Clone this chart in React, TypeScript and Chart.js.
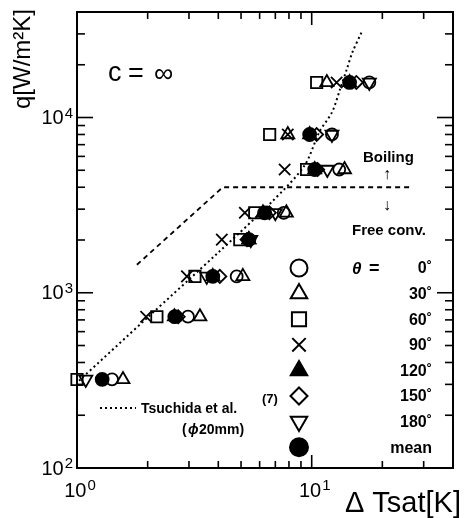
import React, { useEffect, useRef } from 'react';
import { Chart, registerables } from 'chart.js';
import { drawPoint } from 'chart.js/helpers';

Chart.register(...registerables);

// q levels (W/m^2K) for each measured row
const qLevels = [320, 730, 1240, 2010, 2860, 5050, 8000, 15850];

// ΔTsat values per inclination angle (null = hidden / not visible)
const dT0 = [1.41, 2.97, 4.79, 5.4, 7.6, 13.1, 12.2, 17.6];
const dT30 = [1.57, 3.34, 5.09, 5.4, 7.8, 13.8, 7.91, 11.6];
const dT60 = [1.0, 2.19, 3.18, 4.94, 5.72, 9.51, 6.62, 10.5];
const dT90 = [null, 1.97, 2.94, 4.14, 5.19, 7.67, 7.91, 12.77];
const dT120 = [null, 2.6, 3.79, 5.4, 6.2, 10.3, 9.8, 14.5];
const dT150 = [null, 2.7, 4.06, 5.3, 6.6, 10.6, 10.5, 15.5];
const dT180 = [1.09, null, 3.57, 5.5, 7.0, 11.66, 12.2, 17.6];
const dTmean = [1.28, 2.61, 3.79, 5.4, 6.3, 10.3, 9.8, 14.5];

// Tsuchida et al. correlation (dotted)
const tsuchidaX = [1.02, 2.0, 4.0, 6.76, 9.3, 10.8, 12.2, 13.2, 14.1, 14.9, 16.3];
const tsuchidaY = [315, 723, 1697, 3300, 5300, 8300, 10700, 14450, 18800, 23500, 30600];

// Boiling / free convection boundary (dashed)
const boundaryX = [1.8, 4.18, 26.6];
const boundaryY = [1445, 4000, 4000];

// axis ticks
const xMajor = [1, 10];
const xMinor = [2, 3, 4, 5, 6, 7, 8, 9, 20, 30];
const xTickExp = ['0', '1'];
const yMajor = [100, 1000, 10000];
const yMinor = [200, 300, 400, 500, 600, 700, 800, 900, 2000, 3000, 4000, 5000, 6000, 7000, 8000, 9000, 20000, 30000];
const yTickExp = ['2', '3', '4'];

const legendLabels = ['0˚', '30˚', '60˚', '90˚', '120˚', '150˚', '180˚', 'mean'];

const FONT = '"Liberation Sans", Arial, sans-serif';

type Style = { label: string; style: string; rot: number; filled: boolean; r: number; lr: number };
const styles: Style[] = [
  { label: '0', style: 'circle', rot: 0, filled: false, r: 6, lr: 8.5 },
  { label: '30', style: 'triangle', rot: 0, filled: false, r: 7.5, lr: 9.5 },
  { label: '60', style: 'rect', rot: 0, filled: false, r: 8, lr: 10 },
  { label: '90', style: 'crossRot', rot: 0, filled: false, r: 8, lr: 9.5 },
  { label: '120', style: 'triangle', rot: 0, filled: true, r: 7.5, lr: 9.5 },
  { label: '150', style: 'rectRot', rot: 0, filled: false, r: 6.5, lr: 8.5 },
  { label: '180', style: 'triangle', rot: 180, filled: false, r: 7.5, lr: 9.5 },
  { label: 'mean', style: 'circle', rot: 0, filled: true, r: 6.5, lr: 9 },
];
const seriesX = [dT0, dT30, dT60, dT90, dT120, dT150, dT180, dTmean];

function pts(xs: (number | null)[], ys: number[]) {
  const out: { x: number; y: number }[] = [];
  xs.forEach((v, i) => {
    if (v !== null) out.push({ x: v, y: ys[i] });
  });
  return out;
}

function drawSup(ctx: CanvasRenderingContext2D, base: string, exp: string, x: number, y: number, align: 'right' | 'center') {
  ctx.font = `20px ${FONT}`;
  const wb = ctx.measureText(base).width;
  ctx.font = `15px ${FONT}`;
  const we = ctx.measureText(exp).width;
  const total = wb + we + 1;
  const x0 = align === 'right' ? x - total : x - total / 2;
  ctx.textAlign = 'left';
  ctx.textBaseline = 'middle';
  ctx.font = `20px ${FONT}`;
  ctx.fillText(base, x0, y);
  ctx.font = `15px ${FONT}`;
  ctx.fillText(exp, x0 + wb + 1, y - 5);
}

const decorPlugin = {
  id: 'decor',
  afterDatasetsDraw(chart: any) {
    const { ctx, chartArea, scales } = chart;
    const { left, right, top, bottom } = chartArea;
    const xs = scales.x;
    const ys = scales.y;
    ctx.save();
    ctx.strokeStyle = '#000';
    ctx.fillStyle = '#000';
    // frame
    ctx.lineWidth = 2;
    ctx.strokeRect(left, top, right - left, bottom - top);
    // ticks
    ctx.lineWidth = 1.6;
    const seg = (x1: number, y1: number, x2: number, y2: number) => {
      ctx.beginPath();
      ctx.moveTo(x1, y1);
      ctx.lineTo(x2, y2);
      ctx.stroke();
    };
    xMinor.forEach((v) => {
      const p = xs.getPixelForValue(v);
      seg(p, bottom, p, bottom - 7);
      seg(p, top, p, top + 7);
    });
    xMajor.forEach((v) => {
      const p = xs.getPixelForValue(v);
      seg(p, bottom, p, bottom - 13);
      seg(p, top, p, top + 13);
    });
    yMinor.forEach((v) => {
      const p = ys.getPixelForValue(v);
      seg(left, p, left + 8, p);
      seg(right, p, right - 8, p);
    });
    yMajor.forEach((v) => {
      const p = ys.getPixelForValue(v);
      seg(left, p, left + 16, p);
      seg(right, p, right - 16, p);
    });
    // tick labels
    xMajor.forEach((v, i) => {
      drawSup(ctx, '10', xTickExp[i], xs.getPixelForValue(v) + 3, bottom + 23, 'center');
    });
    yMajor.forEach((v, i) => {
      drawSup(ctx, '10', yTickExp[i], left - 4, ys.getPixelForValue(v) + 1, 'right');
    });
    // axis titles
    ctx.font = `24px ${FONT}`;
    ctx.textAlign = 'center';
    ctx.textBaseline = 'middle';
    ctx.save();
    ctx.translate(23, 59);
    ctx.rotate(-Math.PI / 2);
    ctx.fillText('q[W/m²K]', 0, 0);
    ctx.restore();
    ctx.textAlign = 'right';
    ctx.font = `29px ${FONT}`;
    ctx.fillText('Δ Tsat[K]', 461, 504);

    // annotations
    ctx.textAlign = 'left';
    ctx.font = `27px ${FONT}`;
    ctx.fillText('c', 108, 74);
    ctx.fillText('=', 128, 75);
    ctx.fillText('∞', 154, 75);
    ctx.font = `bold 15px ${FONT}`;
    ctx.fillText('Boiling', 363, 158);
    ctx.fillText('Free conv.', 352, 231);
    ctx.font = `bold 16px ${FONT}`;
    ctx.fillText('↑', 383, 175);
    ctx.fillText('↓', 383, 206);

    // legend
    const lx = 299;
    const ly0 = 268;
    const dy = 25.6;
    ctx.font = `italic bold 17px ${FONT}`;
    ctx.textAlign = 'left';
    ctx.fillText('θ', 352, ly0 + 1);
    ctx.font = `bold 18px ${FONT}`;
    ctx.fillText('=', 369, ly0 + 1);
    styles.forEach((s, i) => {
      const y = ly0 + i * dy;
      ctx.fillStyle = s.filled ? '#000' : 'rgba(0,0,0,0)';
      ctx.strokeStyle = '#000';
      ctx.lineWidth = 2;
      drawPoint(ctx, { pointStyle: s.style, rotation: s.rot, radius: s.lr, borderWidth: 2 }, lx, y);
      ctx.fillStyle = '#000';
      ctx.font = `bold 16px ${FONT}`;
      ctx.textAlign = 'right';
      ctx.fillText(legendLabels[i], 432, y + 1);
    });

    // Tsuchida legend
    ctx.setLineDash([2, 3]);
    ctx.lineWidth = 2;
    seg(100, 408, 136, 408);
    ctx.setLineDash([]);
    ctx.textAlign = 'left';
    ctx.font = `bold 14px ${FONT}`;
    ctx.fillText('Tsuchida et al.', 141, 409);
    ctx.font = `bold 13px ${FONT}`;
    ctx.fillText('(7)', 262, 399);
    ctx.font = `bold 14px ${FONT}`;
    ctx.fillText('(', 182, 430);
    ctx.font = `italic bold 14px ${FONT}`;
    ctx.fillText('ϕ', 188, 430);
    ctx.font = `bold 14px ${FONT}`;
    ctx.fillText('20mm)', 199, 430);
    ctx.restore();
  },
};

export default function App() {
  const ref = useRef<HTMLCanvasElement>(null);
  useEffect(() => {
    document.body.style.margin = '0';
    const canvas = ref.current!;
    const datasets: any[] = [
      {
        label: 'Tsuchida et al.',
        data: pts(tsuchidaX, tsuchidaY),
        showLine: true,
        borderColor: '#000',
        borderWidth: 2,
        borderDash: [2, 3],
        pointRadius: 0,
        fill: false,
        tension: 0.3,
      },
      {
        label: 'boundary',
        data: pts(boundaryX, boundaryY),
        showLine: true,
        borderColor: '#000',
        borderWidth: 1.8,
        borderDash: [5, 4],
        pointRadius: 0,
        fill: false,
      },
      ...styles.map((s, i) => ({
        label: s.label,
        data: pts(seriesX[i], qLevels),
        showLine: false,
        clip: false,
        pointStyle: s.style,
        rotation: s.rot,
        pointRadius: s.r,
        pointBorderWidth: 1.8,
        pointBorderColor: '#000',
        pointBackgroundColor: s.filled ? '#000' : 'rgba(0,0,0,0)',
      })),
    ];
    const chart = new Chart(canvas, {
      type: 'scatter',
      data: { datasets },
      options: {
        responsive: false,
        animation: false,
        layout: { padding: { left: 77, top: 12, right: 11, bottom: 50 } },
        plugins: { legend: { display: false }, tooltip: { enabled: false } },
        scales: {
          x: { type: 'logarithmic', min: 1, max: 40, display: false },
          y: { type: 'logarithmic', min: 100, max: 40000, display: false },
        },
      },
      plugins: [decorPlugin],
    });
    return () => chart.destroy();
  }, []);
  return <canvas ref={ref} width={464} height={518} style={{ display: 'block' }} />;
}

■ THE TASK
The lines from the top of the data above through the one holding "Chart.register(...registerables);" are to be repeated exactly, and only those, with no pictures.

■ TASK OUTPUT
Clone this chart in React, TypeScript and Chart.js.
import React, { useEffect, useRef } from 'react';
import { Chart, registerables } from 'chart.js';
import { drawPoint } from 'chart.js/helpers';

Chart.register(...registerables);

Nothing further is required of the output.